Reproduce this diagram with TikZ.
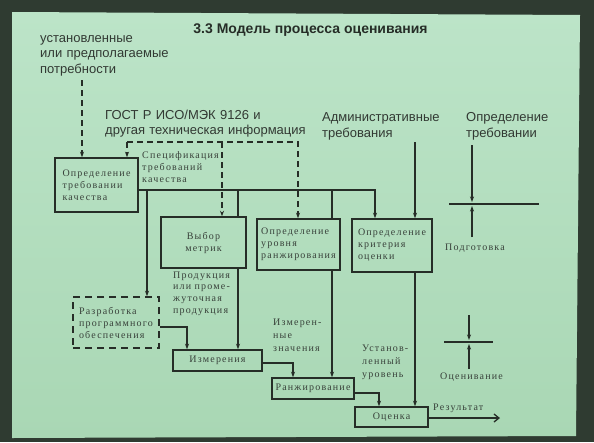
\documentclass[tikz,border=0pt]{standalone}
\usepackage{fontspec}
\setmainfont{Liberation Sans}
\newfontfamily\boxfont[LetterSpace=12]{Liberation Serif}
\usetikzlibrary{arrows.meta}
\definecolor{frame}{HTML}{2F3B31}
\definecolor{slidetop}{HTML}{BCE4C8}
\definecolor{slidebot}{HTML}{A9D7B4}
\definecolor{ink}{HTML}{262D27}
\definecolor{txt}{HTML}{323933}
\definecolor{btxt}{HTML}{38413A}
\begin{document}
\begin{tikzpicture}[x=1pt,y=-1pt,
  procbox/.style={draw=ink,line width=1.5pt,inner sep=2pt,text=btxt,font=\boxfont\fontsize{10}{12}\selectfont},
  lbl/.style={font=\fontsize{13}{15.5}\selectfont,text=txt,align=left,inner sep=0pt,anchor=base west},
  small/.style={font=\boxfont\fontsize{10}{12}\selectfont,text=btxt,align=left,inner sep=0pt,anchor=base west},
  conn/.style={draw=ink,line width=1.3pt},
  arr/.style={conn,-{Stealth[length=5.5pt,width=4pt]}},
  darr/.style={arr,dash pattern=on 6pt off 4pt},
  resarr/.style={conn,-{Straight Barb[length=5pt,width=8pt]}},
  crossln/.style={draw=ink,line width=1.4pt}
]
\useasboundingbox (0,0) rectangle (594,442);
\fill[frame] (0,0) rectangle (594,442);
\shade[top color=slidetop,bottom color=slidebot] (12,12) -- (580,15) -- (576,436) -- (12,438) -- cycle;

% title and outer labels
\node[anchor=base,font=\fontsize{14}{16}\selectfont\bfseries,text=ink,inner sep=0pt] (title) at (310.5,33) {3.3 Модель процесса оценивания};
\node[lbl,text width=170pt] (needs) at (40,42) {установленные\\или предполагаемые\\потребности};
\node[lbl,text width=230pt] (gost) at (105,119) {ГОСТ Р ИСО/МЭК 9126 и\\другая техническая информация};
\node[lbl,text width=130pt] (admin) at (322,121.5) {Административные\\требования};
\node[lbl,text width=100pt] (reqdef) at (466,121.5) {Определение\\требовании};

% process boxes
\node[procbox,minimum width=83pt,minimum height=54pt,align=left] (b1) at (96.5,185) {Определение\\требовании\\качества};
\node[procbox,minimum width=85pt,minimum height=51pt,align=center] (metr) at (203.5,242.5) {Выбор\\метрик};
\node[procbox,minimum width=83pt,minimum height=51pt,align=left] (rdef) at (298.5,244.5) {Определение\\уровня\\ранжирования};
\node[procbox,minimum width=80pt,minimum height=53pt,align=left] (crit) at (392,245.5) {Определение\\критерия\\оценки};
\node[procbox,dash pattern=on 7pt off 5pt,minimum width=86pt,minimum height=51pt,align=left] (dev) at (116,322.5) {Разработка\\программного\\обеспечения};
\node[procbox,minimum width=89pt,minimum height=21pt] (meas) at (217.5,360.5) {Измерения};
\node[procbox,minimum width=82pt,minimum height=21pt] (rank) at (313,388.5) {Ранжирование};
\node[procbox,minimum width=73pt,minimum height=20pt] (eval) at (391.5,417) {Оценка};

% inner labels
\node[small,text width=90pt] (spec) at (142,158) {Спецификация\\требований\\качества};
\node[small,text width=70pt,font=\boxfont\fontsize{10}{11.7}\selectfont] (prod) at (173,278) {Продукция\\или проме-\\жуточная\\продукция};
\node[small,text width=70pt,font=\boxfont\fontsize{10}{13}\selectfont] (mval) at (273,325) {Измерен-\\ные\\значения};
\node[small,text width=70pt,font=\boxfont\fontsize{10}{13}\selectfont] (setl) at (362,351) {Установ-\\ленный\\уровень};
\node[small] (prep) at (445,250) {Подготовка};
\node[small] (evl) at (440,379) {Оценивание};
\node[small] (res) at (433,410) {Результат};

% coordinates
\coordinate (nd) at (82,80);
\coordinate (s1) at (127,142);
\coordinate (s2) at (222,142);
\coordinate (s3) at (298,142);
\coordinate (hA) at (147,190);
\coordinate (hB) at (238,190);
\coordinate (hC) at (332,190);
\coordinate (hD) at (375,190);
\coordinate (adm) at (415,142);
\coordinate (dv) at (187,327);
\coordinate (ms) at (293,363);
\coordinate (rk) at (379,393);
\coordinate (rs) at (500,418);

% dashed connectors
\draw[darr] (nd) -- (nd |- b1.north);
\draw[darr] (s1) -- (s1 |- b1.north);
\draw[darr] (s1) -- (s3) -- (s3 |- rdef.north);
\draw[darr] (s2) -- (s2 |- metr.north);

% solid connectors
\draw[arr] (b1.east |- hA) -- (hD) -- (hD |- crit.north);
\draw[arr] (hA) -- (hA |- dev.north);
\draw[conn] (hB) -- (hB |- metr.north);
\draw[conn] (hC) -- (hC |- rdef.north);
\draw[arr] (metr.south -| hB) -- (meas.north -| hB);
\draw[arr] (rdef.south -| hC) -- (rank.north -| hC);
\draw[arr] (adm) -- (adm |- crit.north);
\draw[arr] (crit.south -| adm) -- (eval.north -| adm);
\draw[arr] (dev.east |- dv) -- (dv) -- (dv |- meas.north);
\draw[arr] (meas.east |- ms) -- (ms) -- (ms |- rank.north);
\draw[arr] (rank.east |- rk) -- (rk) -- (rk |- eval.north);
\draw[resarr] (eval.east |- rs) -- (rs);

% phase crosses
\coordinate (p1) at (472,145);
\coordinate (p2) at (472,202);
\coordinate (p3) at (472,237);
\coordinate (p4) at (472,206);
\coordinate (p5) at (449,204);
\coordinate (p6) at (539,204);
\draw[arr] (p1) -- (p2);
\draw[arr] (p3) -- (p4);
\draw[crossln] (p5) -- (p6);
\coordinate (q1) at (469,315);
\coordinate (q2) at (469,340);
\coordinate (q3) at (469,369);
\coordinate (q4) at (469,344);
\coordinate (q5) at (444,342);
\coordinate (q6) at (493,342);
\draw[arr] (q1) -- (q2);
\draw[arr] (q3) -- (q4);
\draw[crossln] (q5) -- (q6);
\end{tikzpicture}
\end{document}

****

WHAT THE TASK REQUIRES
Repeat the material above in full and exactly, omitting the pictures.

ANSWER TO THE EXERCISE
Reproduce this diagram with TikZ.
\documentclass[tikz,border=0pt]{standalone}
\usepackage{fontspec}
\setmainfont{Liberation Sans}
\newfontfamily\boxfont[LetterSpace=12]{Liberation Serif}
\usetikzlibrary{arrows.meta}
\definecolor{frame}{HTML}{2F3B31}
\definecolor{slidetop}{HTML}{BCE4C8}
\definecolor{slidebot}{HTML}{A9D7B4}
\definecolor{ink}{HTML}{262D27}
\definecolor{txt}{HTML}{323933}
\definecolor{btxt}{HTML}{38413A}
\begin{document}
\begin{tikzpicture}[x=1pt,y=-1pt,
  procbox/.style={draw=ink,line width=1.5pt,inner sep=2pt,text=btxt,font=\boxfont\fontsize{10}{12}\selectfont},
  lbl/.style={font=\fontsize{13}{15.5}\selectfont,text=txt,align=left,inner sep=0pt,anchor=base west},
  small/.style={font=\boxfont\fontsize{10}{12}\selectfont,text=btxt,align=left,inner sep=0pt,anchor=base west},
  conn/.style={draw=ink,line width=1.3pt},
  arr/.style={conn,-{Stealth[length=5.5pt,width=4pt]}},
  darr/.style={arr,dash pattern=on 6pt off 4pt},
  resarr/.style={conn,-{Straight Barb[length=5pt,width=8pt]}},
  crossln/.style={draw=ink,line width=1.4pt}
]
\useasboundingbox (0,0) rectangle (594,442);
\fill[frame] (0,0) rectangle (594,442);
\shade[top color=slidetop,bottom color=slidebot] (12,12) -- (580,15) -- (576,436) -- (12,438) -- cycle;

% title and outer labels
\node[anchor=base,font=\fontsize{14}{16}\selectfont\bfseries,text=ink,inner sep=0pt] (title) at (310.5,33) {3.3 Модель процесса оценивания};
\node[lbl,text width=170pt] (needs) at (40,42) {установленные\\или предполагаемые\\потребности};
\node[lbl,text width=230pt] (gost) at (105,119) {ГОСТ Р ИСО/МЭК 9126 и\\другая техническая информация};
\node[lbl,text width=130pt] (admin) at (322,121.5) {Административные\\требования};
\node[lbl,text width=100pt] (reqdef) at (466,121.5) {Определение\\требовании};

% process boxes
\node[procbox,minimum width=83pt,minimum height=54pt,align=left] (b1) at (96.5,185) {Определение\\требовании\\качества};
\node[procbox,minimum width=85pt,minimum height=51pt,align=center] (metr) at (203.5,242.5) {Выбор\\метрик};
\node[procbox,minimum width=83pt,minimum height=51pt,align=left] (rdef) at (298.5,244.5) {Определение\\уровня\\ранжирования};
\node[procbox,minimum width=80pt,minimum height=53pt,align=left] (crit) at (392,245.5) {Определение\\критерия\\оценки};
\node[procbox,dash pattern=on 7pt off 5pt,minimum width=86pt,minimum height=51pt,align=left] (dev) at (116,322.5) {Разработка\\программного\\обеспечения};
\node[procbox,minimum width=89pt,minimum height=21pt] (meas) at (217.5,360.5) {Измерения};
\node[procbox,minimum width=82pt,minimum height=21pt] (rank) at (313,388.5) {Ранжирование};
\node[procbox,minimum width=73pt,minimum height=20pt] (eval) at (391.5,417) {Оценка};

% inner labels
\node[small,text width=90pt] (spec) at (142,158) {Спецификация\\требований\\качества};
\node[small,text width=70pt,font=\boxfont\fontsize{10}{11.7}\selectfont] (prod) at (173,278) {Продукция\\или проме-\\жуточная\\продукция};
\node[small,text width=70pt,font=\boxfont\fontsize{10}{13}\selectfont] (mval) at (273,325) {Измерен-\\ные\\значения};
\node[small,text width=70pt,font=\boxfont\fontsize{10}{13}\selectfont] (setl) at (362,351) {Установ-\\ленный\\уровень};
\node[small] (prep) at (445,250) {Подготовка};
\node[small] (evl) at (440,379) {Оценивание};
\node[small] (res) at (433,410) {Результат};

% coordinates
\coordinate (nd) at (82,80);
\coordinate (s1) at (127,142);
\coordinate (s2) at (222,142);
\coordinate (s3) at (298,142);
\coordinate (hA) at (147,190);
\coordinate (hB) at (238,190);
\coordinate (hC) at (332,190);
\coordinate (hD) at (375,190);
\coordinate (adm) at (415,142);
\coordinate (dv) at (187,327);
\coordinate (ms) at (293,363);
\coordinate (rk) at (379,393);
\coordinate (rs) at (500,418);

% dashed connectors
\draw[darr] (nd) -- (nd |- b1.north);
\draw[darr] (s1) -- (s1 |- b1.north);
\draw[darr] (s1) -- (s3) -- (s3 |- rdef.north);
\draw[darr] (s2) -- (s2 |- metr.north);

% solid connectors
\draw[arr] (b1.east |- hA) -- (hD) -- (hD |- crit.north);
\draw[arr] (hA) -- (hA |- dev.north);
\draw[conn] (hB) -- (hB |- metr.north);
\draw[conn] (hC) -- (hC |- rdef.north);
\draw[arr] (metr.south -| hB) -- (meas.north -| hB);
\draw[arr] (rdef.south -| hC) -- (rank.north -| hC);
\draw[arr] (adm) -- (adm |- crit.north);
\draw[arr] (crit.south -| adm) -- (eval.north -| adm);
\draw[arr] (dev.east |- dv) -- (dv) -- (dv |- meas.north);
\draw[arr] (meas.east |- ms) -- (ms) -- (ms |- rank.north);
\draw[arr] (rank.east |- rk) -- (rk) -- (rk |- eval.north);
\draw[resarr] (eval.east |- rs) -- (rs);

% phase crosses
\coordinate (p1) at (472,145);
\coordinate (p2) at (472,202);
\coordinate (p3) at (472,237);
\coordinate (p4) at (472,206);
\coordinate (p5) at (449,204);
\coordinate (p6) at (539,204);
\draw[arr] (p1) -- (p2);
\draw[arr] (p3) -- (p4);
\draw[crossln] (p5) -- (p6);
\coordinate (q1) at (469,315);
\coordinate (q2) at (469,340);
\coordinate (q3) at (469,369);
\coordinate (q4) at (469,344);
\coordinate (q5) at (444,342);
\coordinate (q6) at (493,342);
\draw[arr] (q1) -- (q2);
\draw[arr] (q3) -- (q4);
\draw[crossln] (q5) -- (q6);
\end{tikzpicture}
\end{document}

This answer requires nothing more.